United Solo Festival

By Kimberly Laurenne

Dark at the End of the Tunnel is a one-man show about a blind man who lost his sight slowly over time, and who is coming to grips with the possibility that he may have just beaten a man to death. The audience is taken on a journey that ping pongs from the blind man’s childhood to the love of his life, with confusing bits thrown in of his obsession with General Curtis LeMay. The play is written and performed by actor/playwright Paden Fallis, and directed by Chuck Hudson. While it is clear that a lot of time and passionate energy was put into the project, the show fails on almost every level.

The action takes place in a black-box theater with only a single chair. It begins in darkness, helping the audience to understand a world without sight. Slowly, the lights come up to reveal the blind man, equipped with a walking stick. This prop may be the only defining factor of the character’s lack of sight. The actor slipped in and out of the impediment of blindness many times throughout the performance. If the breaks in character were meant to be intentional, indicating the difference between the present and the blind man’s baffling flashbacks, then the transitions were not smooth enough for the audience to follow.

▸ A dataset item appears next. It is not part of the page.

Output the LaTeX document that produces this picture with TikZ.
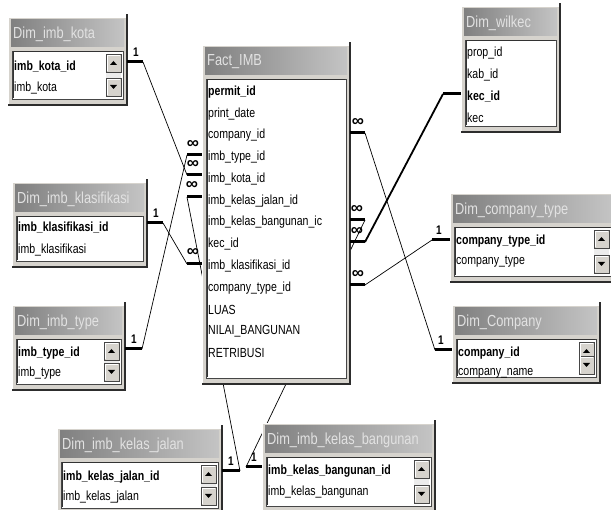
\documentclass[tikz,border=0pt]{standalone}
\usepackage{fontspec}
\setmainfont{Liberation Sans}[FakeStretch=0.8]
\newfontfamily\symfont{Liberation Sans}
\usepackage{tikz}
\usetikzlibrary{calc}

\definecolor{face}{RGB}{214,211,205}
\definecolor{titleL}{RGB}{128,128,128}
\definecolor{titleR}{RGB}{196,196,196}
\definecolor{titletext}{RGB}{226,226,226}

% table window: name, left, top, right, bottom, title
\newcommand{\erdtable}[6]{%
  \node[frame, minimum width={#4-#2}, minimum height={#5-#3}] (#1) at (#2,#3) {};
  \draw[edgelight] (#2,#5) -- (#2,#3) -- (#4,#3);
  \draw[edgedark] (#2,#5) -- (#4,#5) -- (#4,#3-3);
  \shade[left color=titleL, right color=titleR] (#2+3,#3+3) rectangle (#4-3,#3+30);
  \node[tabtitle] (#1-t) at (#2+5,#3+17) {#6};
  \filldraw[bodybox] (#2+4,#3+34) rectangle (#4-4,#5-6);
  \draw[sunken] (#2+5,#5-7) -- (#2+5,#3+35) -- (#4-5,#3+35);
}
% scroll bar: right, top, bottom
\newcommand{\erdscroll}[3]{%
  \fill[gray!15] (#1-21,#2+37) rectangle (#1-6,#3-9);
  \filldraw[btn] (#1-21,#2+37) rectangle (#1-6,#2+55);
  \filldraw[btn] (#1-21,#3-27) rectangle (#1-6,#3-9);
  \draw[white] (#1-20,#2+54) -- (#1-20,#2+38) -- (#1-7,#2+38);
  \draw[white] (#1-20,#3-10) -- (#1-20,#3-26) -- (#1-7,#3-26);
  \fill (#1-17,#2+48) -- (#1-10,#2+48) -- (#1-13.5,#2+44) -- cycle;
  \fill (#1-17,#3-20) -- (#1-10,#3-20) -- (#1-13.5,#3-16) -- cycle;
}

\begin{document}
\begin{tikzpicture}[x=1pt, y=-1pt,
  frame/.style={rectangle, fill=face, inner sep=0pt, anchor=north west},
  edgedark/.style={gray!35!black, line width=1.6pt},
  edgelight/.style={white, line width=0.8pt},
  bodybox/.style={fill=white, draw=gray!55!black, line width=0.8pt},
  sunken/.style={black!80, line width=1pt},
  tabtitle/.style={anchor=west, inner sep=0pt, text=titletext, font=\fontsize{16}{18}\selectfont},
  field/.style={anchor=west, inner sep=0pt, font=\fontsize{13.2}{15}\selectfont},
  keyfield/.style={field, font=\fontsize{13.2}{15}\selectfont\bfseries},
  btn/.style={fill=face, draw=gray!55!black, line width=0.6pt},
  stub/.style={line width=3pt},
  rel/.style={line width=0.7pt},
  many/.style={font=\symfont\fontsize{17}{17}\selectfont\bfseries, inner sep=0pt},
  one/.style={font=\fontsize{12.5}{12}\selectfont\bfseries, inner sep=0pt}
]
  \path[use as bounding box, fill=white] (0,0) rectangle (611,510);
  \clip (0,0) rectangle (611,510);

  \coordinate (kota-a) at (143,62);   \coordinate (kota-b) at (187,175);
  \coordinate (klas-a) at (163,223);  \coordinate (klas-b) at (187,264);
  \coordinate (type-a) at (142,349);  \coordinate (type-b) at (187,155);
  \coordinate (jalan-a) at (240,471); \coordinate (jalan-b) at (187,197);
  \coordinate (bang-a) at (246,467);  \coordinate (bang-b) at (365,220);
  \coordinate (kec-a) at (443,94);    \coordinate (kec-b) at (365,242);
  \coordinate (ctype-a) at (432,240); \coordinate (ctype-b) at (365,285);
  \coordinate (comp-a) at (435,350);  \coordinate (comp-b) at (365,133);

  % relationship lines, behind the tables
  \draw[rel] (kota-a) -- (kota-b);
  \draw[rel] (klas-a) -- (klas-b);
  \draw[rel] (type-a) -- (type-b);
  \draw[rel] (jalan-a) -- (jalan-b);
  \draw[rel] (bang-a) -- (bang-b);
  \draw[rel, line width=1.8pt] (kec-a) -- (kec-b);
  \draw[rel] (ctype-a) -- (ctype-b);
  \draw[rel] (comp-a) -- (comp-b);

  \erdtable{kota}{8}{17}{127}{105}{Dim\_imb\_kota}
  \erdscroll{127}{17}{105}
  \node[keyfield] (kota-k) at (14,67) {imb\_kota\_id};
  \node[field] (kota-f) at (14,88) {imb\_kota};

  \erdtable{klas}{12}{182}{147}{267}{Dim\_imb\_klasifikasi}
  \node[keyfield] (klas-k) at (18,228) {imb\_klasifikasi\_id};
  \node[field] (klas-f) at (18,250) {imb\_klasifikasi};

  \erdtable{type}{12}{305}{125}{390}{Dim\_imb\_type}
  \erdscroll{125}{305}{390}
  \node[keyfield] (type-k) at (18,353) {imb\_type\_id};
  \node[field] (type-f) at (18,373) {imb\_type};

  \erdtable{jalan}{57}{428}{222}{514}{Dim\_imb\_kelas\_jalan}
  \erdscroll{222}{428}{514}
  \node[keyfield] (jalan-k) at (63,477) {imb\_kelas\_jalan\_id};
  \node[field] (jalan-f) at (63,497) {imb\_kelas\_jalan};

  \erdtable{bang}{262}{423}{435}{512}{Dim\_imb\_kelas\_bangunan}
  \erdscroll{435}{423}{512}
  \node[keyfield] (bang-k) at (268,471) {imb\_kelas\_bangunan\_id};
  \node[field] (bang-f) at (268,492) {imb\_kelas\_bangunan};

  \erdtable{wilkec}{461}{6}{560}{132}{Dim\_wilkec}
  \node[field] (wilkec-1) at (467,53) {prop\_id};
  \node[field] (wilkec-2) at (467,75) {kab\_id};
  \node[keyfield] (wilkec-k) at (467,97) {kec\_id};
  \node[field] (wilkec-3) at (467,118) {kec};

  \erdtable{ctype}{450}{193}{615}{282}{Dim\_company\_type}
  \erdscroll{615}{193}{282}
  \node[keyfield] (ctype-k) at (456,241) {company\_type\_id};
  \node[field] (ctype-f) at (456,262) {company\_type};

  \erdtable{comp}{452}{305}{600}{383}{Dim\_Company}
  \erdscroll{600}{305}{383}
  \node[keyfield] (comp-k) at (458,353) {company\_id};
  \node[field] (comp-f) at (458,373) {company\_name};

  \erdtable{fact}{202}{45}{350}{384}{Fact\_IMB}
  \node[keyfield] (fact-0) at (208,92) {permit\_id};
  \foreach \f [count=\i] in {print\_date, company\_id, imb\_type\_id, imb\_kota\_id,
      imb\_kelas\_jalan\_id, imb\_kelas\_bangunan\_ic, kec\_id, imb\_klasifikasi\_id,
      company\_type\_id, LUAS, NILAI\_BANGUNAN, RETRIBUSI}
    \node[field] (fact-\i) at (208,92+21.75*\i) {\f};

  % stubs at both ends
  \draw[stub] (kota.east |- kota-a) -- (kota-a);
  \draw[stub] (klas.east |- klas-a) -- (klas-a);
  \draw[stub] (type.east |- type-a) -- (type-a);
  \draw[stub] (jalan.east |- jalan-a) -- (jalan-a);
  \draw[stub] (bang-a) -- (bang.west |- bang-a);
  \draw[stub] (kec-a) -- (wilkec.west |- kec-a);
  \draw[stub] (ctype-a) -- (ctype.west |- ctype-a);
  \draw[stub] (comp-a) -- (comp.west |- comp-a);
  \draw[stub] (kota-b) -- (fact.west |- kota-b);
  \draw[stub] (klas-b) -- (fact.west |- klas-b);
  \draw[stub] (type-b) -- (fact.west |- type-b);
  \draw[stub] (jalan-b) -- (fact.west |- jalan-b);
  \draw[stub] (fact.east |- bang-b) -- (bang-b);
  \draw[stub] (fact.east |- kec-b) -- (kec-b);
  \draw[stub] (fact.east |- ctype-b) -- (ctype-b);
  \draw[stub] (fact.east |- comp-b) -- (comp-b);

  \node[one] (kota-1) at (136,52) {1};
  \node[one] (klas-1) at (156,213) {1};
  \node[one] (type-1) at (134,339) {1};
  \node[one] (jalan-1) at (231,461) {1};
  \node[one] (bang-1) at (254,457) {1};
  \node[one] (ctype-1) at (439,230) {1};
  \node[one] (comp-1) at (441,340) {1};

  \node[many] (type-m) at (193,145) {∞};
  \node[many] (kota-m) at (193,165) {∞};
  \node[many] (jalan-m) at (192,186) {∞};
  \node[many] (klas-m) at (193,253) {∞};
  \node[many] (comp-m) at (358,123) {∞};
  \node[many] (bang-m) at (357,210) {∞};
  \node[many] (kec-m) at (357,232) {∞};
  \node[many] (ctype-m) at (358,275) {∞};
\end{tikzpicture}
\end{document}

Fallis is a very talented and impassioned actor, but the material is so sloppy that it doesn't allow him to truly shine. Much of the one hour performance is overacted and unrealistic. The melodrama of the action becomes very distracting and the few comic moments in the play are written and performed strictly for the punch line.

There are moments in the story that are true and heartfelt. At times, the story is so fluid and candid that the audience can’t help but lean forward and open their ears, sympathizing and hanging on every word. Then just as quickly, the story takes a grand leap into a completely unrelated anecdote and everyone is so thrown that it is just easier to tune out.

The play bounces around from meaningless memory to meaningless memory. It is a winding stream of consciousness that no one can quite follow. But the most pressing question resting uneasily on everyone’s minds is this: Why doesn’t this man seem at all phased that he may have just killed someone in cold blood? That question goes unanswered, unfortunately.

The blind man describes losing his sight slowly by saying, “Once it starts, it’s already gone.” That phrase could easily be applied to this production. Hopes were high for this ambitious play. On paper, it all sounded promising. But Dark at the End of the Tunnel just doesn’t deliver.